= East Central Technical College =

Until July 1, 2010, East Central Technical College was a technical college within the Technical College System of Georgia. Its primary locations were in Fitzgerald and Ocilla, with a satellite and extended campuses located in Douglas, Pearson, and Rochelle. The school served the counties of Ben Hill/Irwin, Coffee, Atkinson, and Wilcox. Tift and Turner counties were originally to have been part of the school's area, but opted out before it began. The school also previously had campuses in Turner and Telfair counties, but in 2001 the Turner campus was transferred to Moultrie Technical College, and the Telfair campus to Heart of Georgia Technical College.

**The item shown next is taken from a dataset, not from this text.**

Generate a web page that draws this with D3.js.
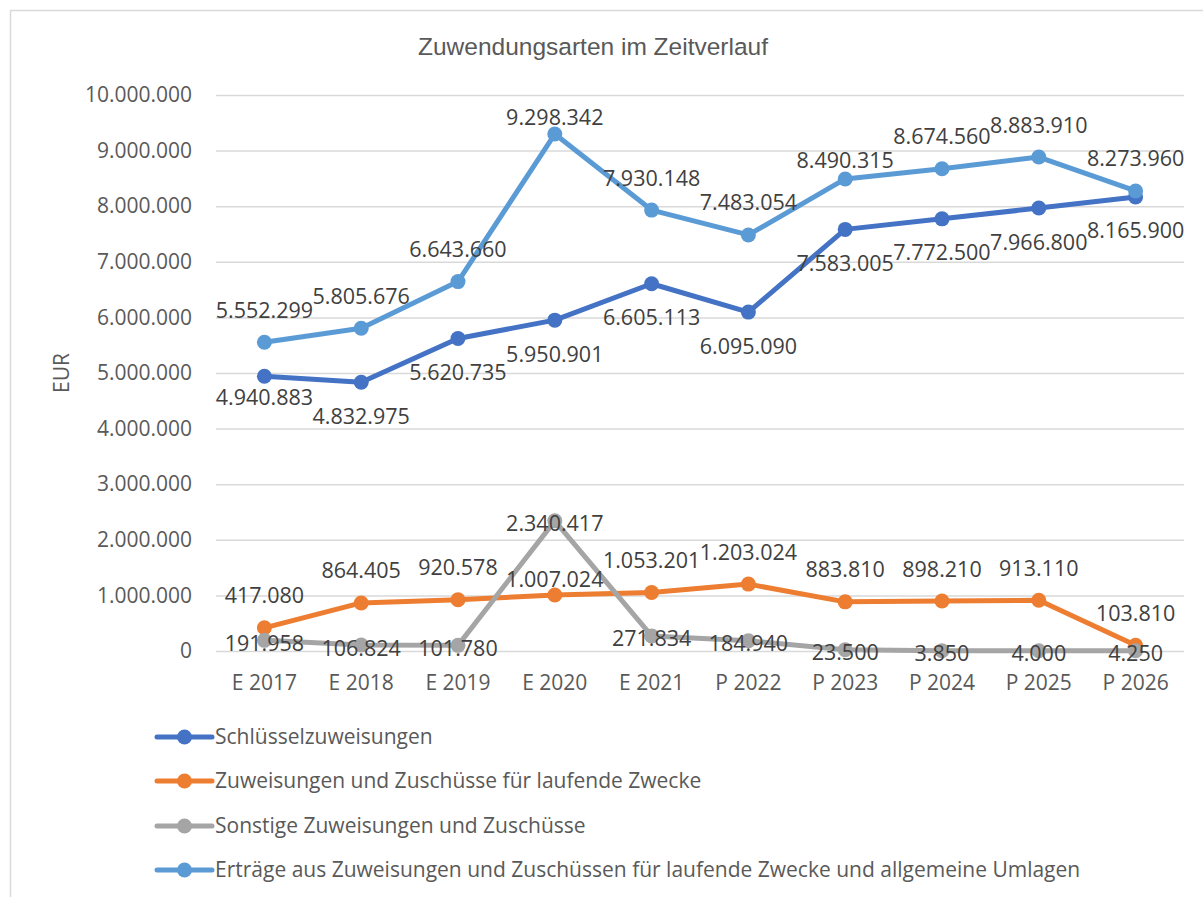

On September 4, 2008, the State Board of Technical and Adult Education approved a merger East Central Technical College and Valdosta Technical College, effective July 1, 2010, as part of a larger program of restructuring throughout the TCSG. In 2009, it was announced that the new school would be known as Wiregrass Georgia Technical College. The merger was completed, as planned, on July 1, 2010.

==History==
In 1968 Lewis Brinson became the first director of Ben Hill-Irwin Area Vocational Institute. On September 21, 1970 200 full-time students enrolled at the institution and on September 15, 1971 the first full-time graduates received their diplomas. On June 9, 1978 a $600,000 campus expansion plan was completed. The school changed from being locally governed to being governed by the state under the direction of the Georgia Department of Technical and Adult Education (DTAE). In the fall of 1982, Ben Hill-Irwin Institute began a computer electronics program. It also expanded its machine shop curriculum through a co-op program with Robins Air Force Base in 1983. January 1, 1984 Dr. Ed Green became the new president after the retirement of Brinson. The school changed its name to Ben Hill Irwin Technical Institute and established a joint degree program with Abraham Baldwin Agricultural College (ABAC) in Tifton, which made it possible for ECTC students to earn an associate degree in applied science from ABAC in 1986. According to ectcollege.org on July 1, 1996 Dr. Diane Harper became the third president. On November 7, 1996 the school changed its name to East Central Technical Institute. Over the next few years, enrollment increased tremendously and the support of the community continued to grow. The college continued to expand throughout the 1990s with the opening of the Charles Harris Learning Center in 1994, the Douglas satellite campus in 1997, on July 16, 1998 the opening of the Wilcox Lifelong Learning Center, and on April 28, 1999 the new campus in Turner County. The name changed again to East Central Technical College in 2000 because of Georgia House bill 1187, that allowed institutes offering associate degrees to become colleges.

==Accreditation==
East Central Technical College was accredited by the Commission of the Council on Occupational Education to award associate degrees of applied technology, diplomas, and technical certificates of credit.